▸ EXERCISE BRIEF
Retype exactly the lines from the first one through the line with "-68.3, -84.0, -106.0]", including both ends; skip any pictures.

▸ GIVEN DATA
>> begin

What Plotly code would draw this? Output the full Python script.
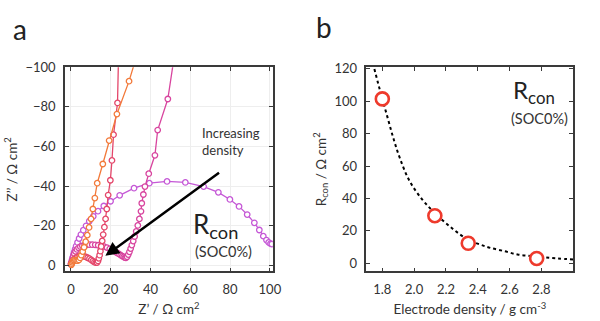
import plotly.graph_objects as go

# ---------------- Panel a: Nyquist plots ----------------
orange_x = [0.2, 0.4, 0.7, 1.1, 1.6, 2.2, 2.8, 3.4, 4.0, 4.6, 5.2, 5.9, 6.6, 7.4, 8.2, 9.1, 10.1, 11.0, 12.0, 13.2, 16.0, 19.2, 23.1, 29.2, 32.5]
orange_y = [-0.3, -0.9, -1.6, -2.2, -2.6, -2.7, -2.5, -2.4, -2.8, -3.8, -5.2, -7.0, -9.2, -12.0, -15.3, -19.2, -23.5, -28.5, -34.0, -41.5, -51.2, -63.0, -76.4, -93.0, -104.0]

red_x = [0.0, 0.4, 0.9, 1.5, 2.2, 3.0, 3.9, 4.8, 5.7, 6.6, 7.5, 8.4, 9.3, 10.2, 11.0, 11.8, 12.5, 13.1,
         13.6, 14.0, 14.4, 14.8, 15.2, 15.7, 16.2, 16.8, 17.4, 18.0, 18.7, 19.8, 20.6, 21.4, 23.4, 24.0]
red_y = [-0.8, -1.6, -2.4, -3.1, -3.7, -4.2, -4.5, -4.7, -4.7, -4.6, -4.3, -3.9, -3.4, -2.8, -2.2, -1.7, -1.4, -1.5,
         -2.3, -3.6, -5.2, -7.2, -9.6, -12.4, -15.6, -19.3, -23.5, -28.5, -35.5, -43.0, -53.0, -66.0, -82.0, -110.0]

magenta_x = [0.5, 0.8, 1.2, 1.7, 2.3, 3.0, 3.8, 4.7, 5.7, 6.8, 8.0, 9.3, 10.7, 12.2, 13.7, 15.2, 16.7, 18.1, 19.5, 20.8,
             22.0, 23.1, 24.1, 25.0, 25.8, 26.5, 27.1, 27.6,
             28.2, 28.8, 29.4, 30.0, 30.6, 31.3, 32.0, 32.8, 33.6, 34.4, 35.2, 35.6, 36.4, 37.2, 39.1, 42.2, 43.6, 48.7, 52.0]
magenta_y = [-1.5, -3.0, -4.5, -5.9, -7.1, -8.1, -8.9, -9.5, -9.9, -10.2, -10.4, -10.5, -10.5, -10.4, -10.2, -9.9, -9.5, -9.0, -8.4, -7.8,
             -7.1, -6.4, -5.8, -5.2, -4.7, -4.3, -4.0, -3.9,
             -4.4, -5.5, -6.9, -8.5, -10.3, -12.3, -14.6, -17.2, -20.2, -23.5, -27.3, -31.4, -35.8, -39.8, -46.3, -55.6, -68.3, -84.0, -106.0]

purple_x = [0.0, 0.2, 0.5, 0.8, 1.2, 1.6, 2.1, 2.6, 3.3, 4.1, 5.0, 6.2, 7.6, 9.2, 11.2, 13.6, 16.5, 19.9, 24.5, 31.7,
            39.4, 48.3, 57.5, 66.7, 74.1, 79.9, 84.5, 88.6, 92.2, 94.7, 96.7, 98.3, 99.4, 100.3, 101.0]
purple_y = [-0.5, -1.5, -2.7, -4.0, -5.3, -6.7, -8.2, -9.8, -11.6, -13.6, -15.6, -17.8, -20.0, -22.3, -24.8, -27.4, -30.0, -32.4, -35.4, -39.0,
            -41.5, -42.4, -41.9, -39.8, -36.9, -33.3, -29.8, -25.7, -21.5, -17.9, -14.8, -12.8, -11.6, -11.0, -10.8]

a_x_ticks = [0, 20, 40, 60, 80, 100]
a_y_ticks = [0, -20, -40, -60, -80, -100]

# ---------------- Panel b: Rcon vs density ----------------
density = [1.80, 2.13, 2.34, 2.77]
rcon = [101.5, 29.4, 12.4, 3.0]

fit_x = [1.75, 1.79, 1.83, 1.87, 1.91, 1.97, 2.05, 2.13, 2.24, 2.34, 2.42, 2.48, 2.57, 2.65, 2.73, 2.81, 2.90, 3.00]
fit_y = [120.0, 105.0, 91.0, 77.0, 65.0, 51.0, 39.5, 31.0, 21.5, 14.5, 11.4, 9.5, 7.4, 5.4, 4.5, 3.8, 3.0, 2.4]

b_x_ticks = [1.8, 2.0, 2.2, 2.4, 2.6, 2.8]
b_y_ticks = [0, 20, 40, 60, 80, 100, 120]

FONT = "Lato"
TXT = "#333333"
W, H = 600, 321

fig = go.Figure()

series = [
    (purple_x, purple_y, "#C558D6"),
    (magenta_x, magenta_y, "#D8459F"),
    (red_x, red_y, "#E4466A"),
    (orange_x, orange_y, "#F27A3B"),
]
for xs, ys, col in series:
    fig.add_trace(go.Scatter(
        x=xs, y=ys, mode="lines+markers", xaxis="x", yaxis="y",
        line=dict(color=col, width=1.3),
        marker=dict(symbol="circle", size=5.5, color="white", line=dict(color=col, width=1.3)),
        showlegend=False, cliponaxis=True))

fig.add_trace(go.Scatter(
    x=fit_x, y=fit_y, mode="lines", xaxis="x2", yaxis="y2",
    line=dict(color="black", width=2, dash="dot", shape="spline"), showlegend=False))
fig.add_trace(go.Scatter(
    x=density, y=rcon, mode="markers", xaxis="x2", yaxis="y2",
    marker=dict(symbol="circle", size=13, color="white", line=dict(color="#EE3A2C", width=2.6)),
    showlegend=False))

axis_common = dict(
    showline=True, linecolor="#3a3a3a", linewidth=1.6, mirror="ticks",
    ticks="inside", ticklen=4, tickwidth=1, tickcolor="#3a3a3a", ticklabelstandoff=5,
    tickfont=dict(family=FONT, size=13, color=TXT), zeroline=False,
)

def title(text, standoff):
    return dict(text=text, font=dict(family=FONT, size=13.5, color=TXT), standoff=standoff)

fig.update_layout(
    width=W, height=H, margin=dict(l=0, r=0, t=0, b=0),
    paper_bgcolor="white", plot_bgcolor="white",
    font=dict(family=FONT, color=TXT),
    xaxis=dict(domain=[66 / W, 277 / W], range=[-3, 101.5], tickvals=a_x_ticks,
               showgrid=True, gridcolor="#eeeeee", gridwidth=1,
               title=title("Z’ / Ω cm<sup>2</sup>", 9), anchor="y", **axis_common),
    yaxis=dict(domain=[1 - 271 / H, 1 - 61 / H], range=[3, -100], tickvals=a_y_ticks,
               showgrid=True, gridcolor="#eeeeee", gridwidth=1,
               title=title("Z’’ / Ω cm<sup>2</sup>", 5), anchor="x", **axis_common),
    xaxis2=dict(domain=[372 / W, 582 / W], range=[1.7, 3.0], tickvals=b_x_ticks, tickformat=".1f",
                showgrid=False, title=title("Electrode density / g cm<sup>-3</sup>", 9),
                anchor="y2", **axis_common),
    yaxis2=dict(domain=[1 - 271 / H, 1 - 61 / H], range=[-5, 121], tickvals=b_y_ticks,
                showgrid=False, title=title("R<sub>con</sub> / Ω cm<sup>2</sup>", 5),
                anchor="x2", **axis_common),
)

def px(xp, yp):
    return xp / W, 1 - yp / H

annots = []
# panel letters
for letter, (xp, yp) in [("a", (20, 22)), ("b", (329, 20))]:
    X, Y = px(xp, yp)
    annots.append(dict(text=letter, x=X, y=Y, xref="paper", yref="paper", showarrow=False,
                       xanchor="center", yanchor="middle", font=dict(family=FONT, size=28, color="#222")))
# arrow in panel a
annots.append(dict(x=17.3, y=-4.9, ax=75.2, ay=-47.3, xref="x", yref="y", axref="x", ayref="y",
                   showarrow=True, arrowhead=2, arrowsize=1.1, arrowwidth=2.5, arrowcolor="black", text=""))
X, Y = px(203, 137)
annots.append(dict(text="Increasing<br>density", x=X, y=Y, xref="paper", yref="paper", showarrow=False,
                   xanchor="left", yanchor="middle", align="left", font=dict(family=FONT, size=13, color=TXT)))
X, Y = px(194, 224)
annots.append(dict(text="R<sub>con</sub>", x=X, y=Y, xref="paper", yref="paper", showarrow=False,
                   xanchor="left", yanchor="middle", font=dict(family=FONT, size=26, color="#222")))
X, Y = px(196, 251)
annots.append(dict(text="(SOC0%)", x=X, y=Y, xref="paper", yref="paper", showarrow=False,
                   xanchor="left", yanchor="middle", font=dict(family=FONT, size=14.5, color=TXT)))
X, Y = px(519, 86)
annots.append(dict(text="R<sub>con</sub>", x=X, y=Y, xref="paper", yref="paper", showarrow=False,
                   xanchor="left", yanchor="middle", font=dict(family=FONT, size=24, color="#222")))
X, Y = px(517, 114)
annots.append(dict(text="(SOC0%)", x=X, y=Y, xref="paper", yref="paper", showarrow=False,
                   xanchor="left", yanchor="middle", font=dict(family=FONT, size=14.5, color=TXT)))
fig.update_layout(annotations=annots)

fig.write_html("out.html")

>> end

▸ ANSWER FOR THIS EXERCISE
What Plotly code would draw this? Output the full Python script.
import plotly.graph_objects as go

# ---------------- Panel a: Nyquist plots ----------------
orange_x = [0.2, 0.4, 0.7, 1.1, 1.6, 2.2, 2.8, 3.4, 4.0, 4.6, 5.2, 5.9, 6.6, 7.4, 8.2, 9.1, 10.1, 11.0, 12.0, 13.2, 16.0, 19.2, 23.1, 29.2, 32.5]
orange_y = [-0.3, -0.9, -1.6, -2.2, -2.6, -2.7, -2.5, -2.4, -2.8, -3.8, -5.2, -7.0, -9.2, -12.0, -15.3, -19.2, -23.5, -28.5, -34.0, -41.5, -51.2, -63.0, -76.4, -93.0, -104.0]

red_x = [0.0, 0.4, 0.9, 1.5, 2.2, 3.0, 3.9, 4.8, 5.7, 6.6, 7.5, 8.4, 9.3, 10.2, 11.0, 11.8, 12.5, 13.1,
         13.6, 14.0, 14.4, 14.8, 15.2, 15.7, 16.2, 16.8, 17.4, 18.0, 18.7, 19.8, 20.6, 21.4, 23.4, 24.0]
red_y = [-0.8, -1.6, -2.4, -3.1, -3.7, -4.2, -4.5, -4.7, -4.7, -4.6, -4.3, -3.9, -3.4, -2.8, -2.2, -1.7, -1.4, -1.5,
         -2.3, -3.6, -5.2, -7.2, -9.6, -12.4, -15.6, -19.3, -23.5, -28.5, -35.5, -43.0, -53.0, -66.0, -82.0, -110.0]

magenta_x = [0.5, 0.8, 1.2, 1.7, 2.3, 3.0, 3.8, 4.7, 5.7, 6.8, 8.0, 9.3, 10.7, 12.2, 13.7, 15.2, 16.7, 18.1, 19.5, 20.8,
             22.0, 23.1, 24.1, 25.0, 25.8, 26.5, 27.1, 27.6,
             28.2, 28.8, 29.4, 30.0, 30.6, 31.3, 32.0, 32.8, 33.6, 34.4, 35.2, 35.6, 36.4, 37.2, 39.1, 42.2, 43.6, 48.7, 52.0]
magenta_y = [-1.5, -3.0, -4.5, -5.9, -7.1, -8.1, -8.9, -9.5, -9.9, -10.2, -10.4, -10.5, -10.5, -10.4, -10.2, -9.9, -9.5, -9.0, -8.4, -7.8,
             -7.1, -6.4, -5.8, -5.2, -4.7, -4.3, -4.0, -3.9,
             -4.4, -5.5, -6.9, -8.5, -10.3, -12.3, -14.6, -17.2, -20.2, -23.5, -27.3, -31.4, -35.8, -39.8, -46.3, -55.6, -68.3, -84.0, -106.0]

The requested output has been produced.